Task to complete. All of the lines below are to be printed again exactly; images are excluded from the output.

Given information.
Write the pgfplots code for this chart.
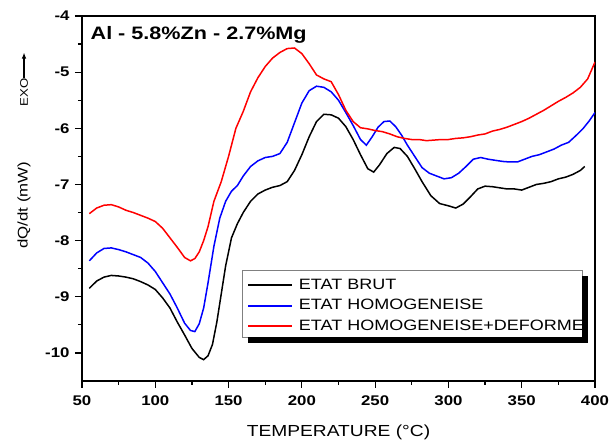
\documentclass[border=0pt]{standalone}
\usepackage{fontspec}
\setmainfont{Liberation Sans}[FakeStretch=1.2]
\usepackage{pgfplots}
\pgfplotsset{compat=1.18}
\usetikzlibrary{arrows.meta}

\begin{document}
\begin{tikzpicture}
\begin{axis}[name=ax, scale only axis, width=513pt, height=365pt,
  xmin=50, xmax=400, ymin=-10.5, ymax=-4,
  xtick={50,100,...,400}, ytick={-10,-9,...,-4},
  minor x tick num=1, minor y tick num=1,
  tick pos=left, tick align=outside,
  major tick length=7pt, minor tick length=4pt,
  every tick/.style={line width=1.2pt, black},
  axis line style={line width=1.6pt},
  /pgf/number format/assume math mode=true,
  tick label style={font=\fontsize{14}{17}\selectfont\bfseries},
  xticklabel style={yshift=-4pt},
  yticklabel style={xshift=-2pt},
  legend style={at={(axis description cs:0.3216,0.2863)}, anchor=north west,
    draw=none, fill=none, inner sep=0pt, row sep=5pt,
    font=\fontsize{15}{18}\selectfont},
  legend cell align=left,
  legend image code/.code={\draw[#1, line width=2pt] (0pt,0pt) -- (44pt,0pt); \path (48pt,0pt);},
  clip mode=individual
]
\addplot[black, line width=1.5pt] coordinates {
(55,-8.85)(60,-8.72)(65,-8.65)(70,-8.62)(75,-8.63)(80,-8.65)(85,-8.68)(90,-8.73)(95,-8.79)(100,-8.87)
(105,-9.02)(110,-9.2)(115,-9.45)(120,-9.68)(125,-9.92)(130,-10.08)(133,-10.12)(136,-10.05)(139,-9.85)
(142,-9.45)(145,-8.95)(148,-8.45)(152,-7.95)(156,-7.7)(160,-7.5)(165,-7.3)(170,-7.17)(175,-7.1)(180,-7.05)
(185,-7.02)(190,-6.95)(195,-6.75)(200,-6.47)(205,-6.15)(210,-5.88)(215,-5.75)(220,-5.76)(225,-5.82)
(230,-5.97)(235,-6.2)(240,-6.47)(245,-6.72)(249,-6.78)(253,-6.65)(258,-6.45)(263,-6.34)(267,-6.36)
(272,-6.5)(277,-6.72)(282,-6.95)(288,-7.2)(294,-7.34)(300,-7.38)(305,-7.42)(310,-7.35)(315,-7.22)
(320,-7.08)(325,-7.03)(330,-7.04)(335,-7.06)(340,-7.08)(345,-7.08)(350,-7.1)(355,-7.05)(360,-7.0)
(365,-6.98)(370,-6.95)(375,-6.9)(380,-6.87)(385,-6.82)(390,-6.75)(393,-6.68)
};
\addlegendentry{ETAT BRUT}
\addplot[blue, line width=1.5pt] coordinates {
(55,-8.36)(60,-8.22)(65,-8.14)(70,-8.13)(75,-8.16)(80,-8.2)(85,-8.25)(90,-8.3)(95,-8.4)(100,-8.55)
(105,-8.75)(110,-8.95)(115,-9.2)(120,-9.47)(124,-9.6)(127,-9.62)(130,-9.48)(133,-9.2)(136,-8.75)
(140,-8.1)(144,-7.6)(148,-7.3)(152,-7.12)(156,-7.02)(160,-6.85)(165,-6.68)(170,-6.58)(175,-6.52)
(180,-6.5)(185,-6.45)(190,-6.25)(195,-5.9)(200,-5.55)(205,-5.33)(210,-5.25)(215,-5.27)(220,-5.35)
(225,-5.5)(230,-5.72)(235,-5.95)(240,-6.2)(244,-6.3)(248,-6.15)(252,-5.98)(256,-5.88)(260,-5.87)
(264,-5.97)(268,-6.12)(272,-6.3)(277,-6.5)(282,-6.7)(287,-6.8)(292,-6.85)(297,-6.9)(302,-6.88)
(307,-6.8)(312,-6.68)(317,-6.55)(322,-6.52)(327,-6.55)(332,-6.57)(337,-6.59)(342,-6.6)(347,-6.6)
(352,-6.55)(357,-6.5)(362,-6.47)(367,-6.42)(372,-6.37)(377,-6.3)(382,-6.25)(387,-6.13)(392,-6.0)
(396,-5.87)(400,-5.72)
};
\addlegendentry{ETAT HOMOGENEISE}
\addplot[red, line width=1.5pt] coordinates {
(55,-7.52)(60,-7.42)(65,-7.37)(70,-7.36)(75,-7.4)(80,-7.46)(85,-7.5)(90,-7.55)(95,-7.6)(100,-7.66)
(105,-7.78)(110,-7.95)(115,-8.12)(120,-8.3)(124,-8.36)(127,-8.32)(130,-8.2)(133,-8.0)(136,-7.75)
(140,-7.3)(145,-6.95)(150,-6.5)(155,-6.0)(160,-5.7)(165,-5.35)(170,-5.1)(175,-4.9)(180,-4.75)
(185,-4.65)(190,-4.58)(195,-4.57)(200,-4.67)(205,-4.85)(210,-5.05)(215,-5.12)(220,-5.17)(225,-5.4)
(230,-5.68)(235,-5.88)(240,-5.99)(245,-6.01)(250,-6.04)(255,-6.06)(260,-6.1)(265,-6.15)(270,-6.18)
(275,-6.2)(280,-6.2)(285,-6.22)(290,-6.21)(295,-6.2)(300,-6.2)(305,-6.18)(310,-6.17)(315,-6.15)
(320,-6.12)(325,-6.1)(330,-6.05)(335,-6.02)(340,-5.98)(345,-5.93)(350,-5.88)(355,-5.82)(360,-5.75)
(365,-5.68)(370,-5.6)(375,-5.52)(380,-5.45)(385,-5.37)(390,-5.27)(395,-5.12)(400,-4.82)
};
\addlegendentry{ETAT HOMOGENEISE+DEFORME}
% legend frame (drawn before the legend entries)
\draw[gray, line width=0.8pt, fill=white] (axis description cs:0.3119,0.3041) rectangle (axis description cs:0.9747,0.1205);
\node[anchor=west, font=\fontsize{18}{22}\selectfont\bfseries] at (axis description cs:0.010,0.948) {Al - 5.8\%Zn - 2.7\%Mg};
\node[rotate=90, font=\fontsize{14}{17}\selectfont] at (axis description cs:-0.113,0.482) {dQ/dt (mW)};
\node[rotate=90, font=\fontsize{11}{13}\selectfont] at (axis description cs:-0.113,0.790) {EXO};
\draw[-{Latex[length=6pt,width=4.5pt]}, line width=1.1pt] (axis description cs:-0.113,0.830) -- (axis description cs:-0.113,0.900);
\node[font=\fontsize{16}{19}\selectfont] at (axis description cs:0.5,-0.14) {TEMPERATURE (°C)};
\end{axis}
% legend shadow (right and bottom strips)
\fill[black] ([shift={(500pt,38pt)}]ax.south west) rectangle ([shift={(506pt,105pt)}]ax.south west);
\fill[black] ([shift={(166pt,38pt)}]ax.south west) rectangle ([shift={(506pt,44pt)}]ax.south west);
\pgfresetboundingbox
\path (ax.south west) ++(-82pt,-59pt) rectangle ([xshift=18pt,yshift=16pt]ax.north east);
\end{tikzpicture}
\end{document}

Written solution.
Write the pgfplots code for this chart.
\documentclass[border=0pt]{standalone}
\usepackage{fontspec}
\setmainfont{Liberation Sans}[FakeStretch=1.2]
\usepackage{pgfplots}
\pgfplotsset{compat=1.18}
\usetikzlibrary{arrows.meta}

\begin{document}
\begin{tikzpicture}
\begin{axis}[name=ax, scale only axis, width=513pt, height=365pt,
  xmin=50, xmax=400, ymin=-10.5, ymax=-4,
  xtick={50,100,...,400}, ytick={-10,-9,...,-4},
  minor x tick num=1, minor y tick num=1,
  tick pos=left, tick align=outside,
  major tick length=7pt, minor tick length=4pt,
  every tick/.style={line width=1.2pt, black},
  axis line style={line width=1.6pt},
  /pgf/number format/assume math mode=true,
  tick label style={font=\fontsize{14}{17}\selectfont\bfseries},
  xticklabel style={yshift=-4pt},
  yticklabel style={xshift=-2pt},
  legend style={at={(axis description cs:0.3216,0.2863)}, anchor=north west,
    draw=none, fill=none, inner sep=0pt, row sep=5pt,
    font=\fontsize{15}{18}\selectfont},
  legend cell align=left,
  legend image code/.code={\draw[#1, line width=2pt] (0pt,0pt) -- (44pt,0pt); \path (48pt,0pt);},
  clip mode=individual
]
\addplot[black, line width=1.5pt] coordinates {
(55,-8.85)(60,-8.72)(65,-8.65)(70,-8.62)(75,-8.63)(80,-8.65)(85,-8.68)(90,-8.73)(95,-8.79)(100,-8.87)
(105,-9.02)(110,-9.2)(115,-9.45)(120,-9.68)(125,-9.92)(130,-10.08)(133,-10.12)(136,-10.05)(139,-9.85)
(142,-9.45)(145,-8.95)(148,-8.45)(152,-7.95)(156,-7.7)(160,-7.5)(165,-7.3)(170,-7.17)(175,-7.1)(180,-7.05)
(185,-7.02)(190,-6.95)(195,-6.75)(200,-6.47)(205,-6.15)(210,-5.88)(215,-5.75)(220,-5.76)(225,-5.82)
(230,-5.97)(235,-6.2)(240,-6.47)(245,-6.72)(249,-6.78)(253,-6.65)(258,-6.45)(263,-6.34)(267,-6.36)
(272,-6.5)(277,-6.72)(282,-6.95)(288,-7.2)(294,-7.34)(300,-7.38)(305,-7.42)(310,-7.35)(315,-7.22)
(320,-7.08)(325,-7.03)(330,-7.04)(335,-7.06)(340,-7.08)(345,-7.08)(350,-7.1)(355,-7.05)(360,-7.0)
(365,-6.98)(370,-6.95)(375,-6.9)(380,-6.87)(385,-6.82)(390,-6.75)(393,-6.68)
};
\addlegendentry{ETAT BRUT}
\addplot[blue, line width=1.5pt] coordinates {
(55,-8.36)(60,-8.22)(65,-8.14)(70,-8.13)(75,-8.16)(80,-8.2)(85,-8.25)(90,-8.3)(95,-8.4)(100,-8.55)
(105,-8.75)(110,-8.95)(115,-9.2)(120,-9.47)(124,-9.6)(127,-9.62)(130,-9.48)(133,-9.2)(136,-8.75)
(140,-8.1)(144,-7.6)(148,-7.3)(152,-7.12)(156,-7.02)(160,-6.85)(165,-6.68)(170,-6.58)(175,-6.52)
(180,-6.5)(185,-6.45)(190,-6.25)(195,-5.9)(200,-5.55)(205,-5.33)(210,-5.25)(215,-5.27)(220,-5.35)
(225,-5.5)(230,-5.72)(235,-5.95)(240,-6.2)(244,-6.3)(248,-6.15)(252,-5.98)(256,-5.88)(260,-5.87)
(264,-5.97)(268,-6.12)(272,-6.3)(277,-6.5)(282,-6.7)(287,-6.8)(292,-6.85)(297,-6.9)(302,-6.88)
(307,-6.8)(312,-6.68)(317,-6.55)(322,-6.52)(327,-6.55)(332,-6.57)(337,-6.59)(342,-6.6)(347,-6.6)
(352,-6.55)(357,-6.5)(362,-6.47)(367,-6.42)(372,-6.37)(377,-6.3)(382,-6.25)(387,-6.13)(392,-6.0)
(396,-5.87)(400,-5.72)
};
\addlegendentry{ETAT HOMOGENEISE}
\addplot[red, line width=1.5pt] coordinates {
(55,-7.52)(60,-7.42)(65,-7.37)(70,-7.36)(75,-7.4)(80,-7.46)(85,-7.5)(90,-7.55)(95,-7.6)(100,-7.66)
(105,-7.78)(110,-7.95)(115,-8.12)(120,-8.3)(124,-8.36)(127,-8.32)(130,-8.2)(133,-8.0)(136,-7.75)
(140,-7.3)(145,-6.95)(150,-6.5)(155,-6.0)(160,-5.7)(165,-5.35)(170,-5.1)(175,-4.9)(180,-4.75)
(185,-4.65)(190,-4.58)(195,-4.57)(200,-4.67)(205,-4.85)(210,-5.05)(215,-5.12)(220,-5.17)(225,-5.4)
(230,-5.68)(235,-5.88)(240,-5.99)(245,-6.01)(250,-6.04)(255,-6.06)(260,-6.1)(265,-6.15)(270,-6.18)
(275,-6.2)(280,-6.2)(285,-6.22)(290,-6.21)(295,-6.2)(300,-6.2)(305,-6.18)(310,-6.17)(315,-6.15)
(320,-6.12)(325,-6.1)(330,-6.05)(335,-6.02)(340,-5.98)(345,-5.93)(350,-5.88)(355,-5.82)(360,-5.75)
(365,-5.68)(370,-5.6)(375,-5.52)(380,-5.45)(385,-5.37)(390,-5.27)(395,-5.12)(400,-4.82)
};
\addlegendentry{ETAT HOMOGENEISE+DEFORME}
% legend frame (drawn before the legend entries)
\draw[gray, line width=0.8pt, fill=white] (axis description cs:0.3119,0.3041) rectangle (axis description cs:0.9747,0.1205);
\node[anchor=west, font=\fontsize{18}{22}\selectfont\bfseries] at (axis description cs:0.010,0.948) {Al - 5.8\%Zn - 2.7\%Mg};
\node[rotate=90, font=\fontsize{14}{17}\selectfont] at (axis description cs:-0.113,0.482) {dQ/dt (mW)};
\node[rotate=90, font=\fontsize{11}{13}\selectfont] at (axis description cs:-0.113,0.790) {EXO};
\draw[-{Latex[length=6pt,width=4.5pt]}, line width=1.1pt] (axis description cs:-0.113,0.830) -- (axis description cs:-0.113,0.900);
\node[font=\fontsize{16}{19}\selectfont] at (axis description cs:0.5,-0.14) {TEMPERATURE (°C)};
\end{axis}
% legend shadow (right and bottom strips)
\fill[black] ([shift={(500pt,38pt)}]ax.south west) rectangle ([shift={(506pt,105pt)}]ax.south west);
\fill[black] ([shift={(166pt,38pt)}]ax.south west) rectangle ([shift={(506pt,44pt)}]ax.south west);
\pgfresetboundingbox
\path (ax.south west) ++(-82pt,-59pt) rectangle ([xshift=18pt,yshift=16pt]ax.north east);
\end{tikzpicture}
\end{document}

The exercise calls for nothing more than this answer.